L’interpretazione restrittiva dell’amministrazione finanziaria ha trovato condivisione nella Corte di Cassazione (sentenza 18752/2014). È quindi opportuno procedere con la massima prudenza, definendo ove possibile già in Statuto o con delibera con data certa l’attribuzione del Tfm, al fine di evitare future possibili contestazioni.

La rinuncia all’indennità da parte dell’amministratore non socio determina una sopravvenienza attiva per la società, tassabile ai fini Ires (articolo 88 comma 1, Tuir) se la stessa ha dedotto in passato gli accantonamenti, senza effetti impositivi in capo all’amministratore.

In caso di rinuncia al Tfm da parte dell’amministratore socio, con finalità di patrimonializzare la società partecipata, secondo la recente risoluzione 124/E/2017 dell’agenzia delle Entrate si determinerebbe un “incasso giuridico” in capo alla persona fisica, anche al fine di evitare salti d’imposta, in conformità all’orientamento della Cassazione (sentenza n. 1335 del 26 gennaio 2016).
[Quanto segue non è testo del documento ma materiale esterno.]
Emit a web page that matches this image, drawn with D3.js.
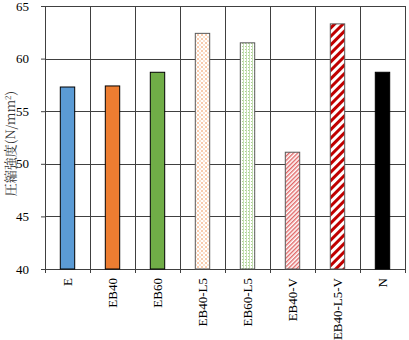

A parere di chi scrive l’indicato orientamento dei giudici di legittimità potrebbe essere applicabile solo fino al 31 dicembre 2015. La nuova disciplina dell’articolo 88, comma 4-bis Tuir, introdotta dal 2016 con il Dlgs 147/2015, dispone che la rinuncia dei soci a crediti costituisce sopravvenienza attiva tassabile per la società per l’eccedenza del valore nominale rispetto al valore fiscale del credito, senza distinzioni tra soci persone fisiche e non. E, al momento della rinuncia, si ritiene che il “valore fiscale” del credito del socio per Tfm non incassato vada considerato pari a zero. Con conseguente sopravvenienza attiva ai fini fiscali sulla società. Ma senza dar luogo a tassazione sull’amministratore socio che rinuncia al credito, come indicato nella relazione illustrativa al Dlgs 147/2015, non essendoci più dal 2016 il motivo di evitare salti d’imposta che era alla base del citato orientamento della Cassazione.